The most actively traded VIX calls on the Chicago Board Options Exchange were October calls with a strike price of 60. Those also had the highest open interest. The VIX would need to rocket more than 300 percent by mid-October, hitting its highest level in about four years, for that trade to break even.

On the face of it a bet like that may seem little better than betting your 401(k) on a single number on the roulette table, but it does reveal more bearishness creeping into the market as stock indexes march to new highs.

Open interest, or outstanding contracts, on the October VIX calls with a strike price of 60 was 37,000 while traded volume was around 40,000. Many of those were bought in blocks of 2000 to 5000 for 5 cents each, suggesting a single buyer, according to Todd Salamone, vice president of research at Schaeffer's.

"Somebody's really playing a disaster by October," said Salamone. "If they're looking for something that big, that is not a portfolio hedge because that would be a lot of downside in the market before that hedge would actually kick in."

A lot of the market action over the coming months will depend on whether the Fed's stimulus program succeeds in boosting the economy.

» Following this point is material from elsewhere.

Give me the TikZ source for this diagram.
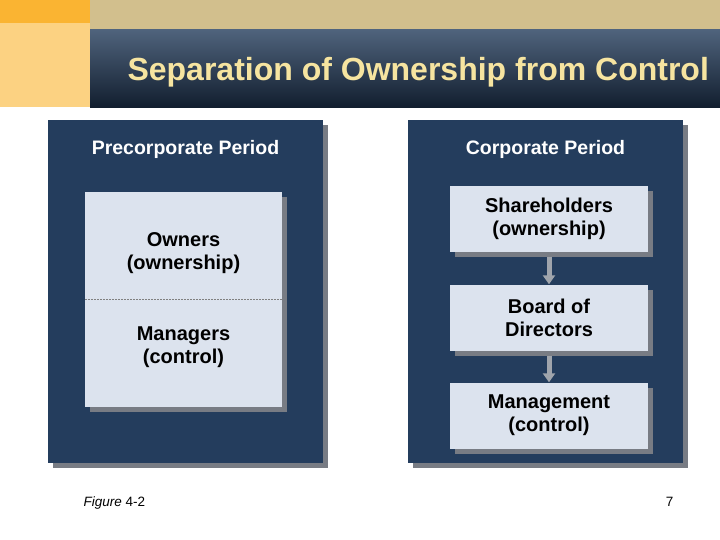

Data on the housing market in the coming week is expected to show a continuing improvement. Economists in a Reuters poll expect the National Association of Home Builders Index to tick up in September when the data is released on Tuesday. On Wednesday both housing starts and existing-home sales are expected to increase.

Early manufacturing data for September, however, is not expected to be so robust. Both the Empire State index and the Philadelphia Fed index are tipped to show contraction. That would follow the sharpest drop in U.S. manufacturing in more than three years in August, which was also the third consecutive month of contraction.

"Let's face it - we are in truly unchartered waters here," said Nicholas Colas, chief market strategist at the ConvergEx Group in New York.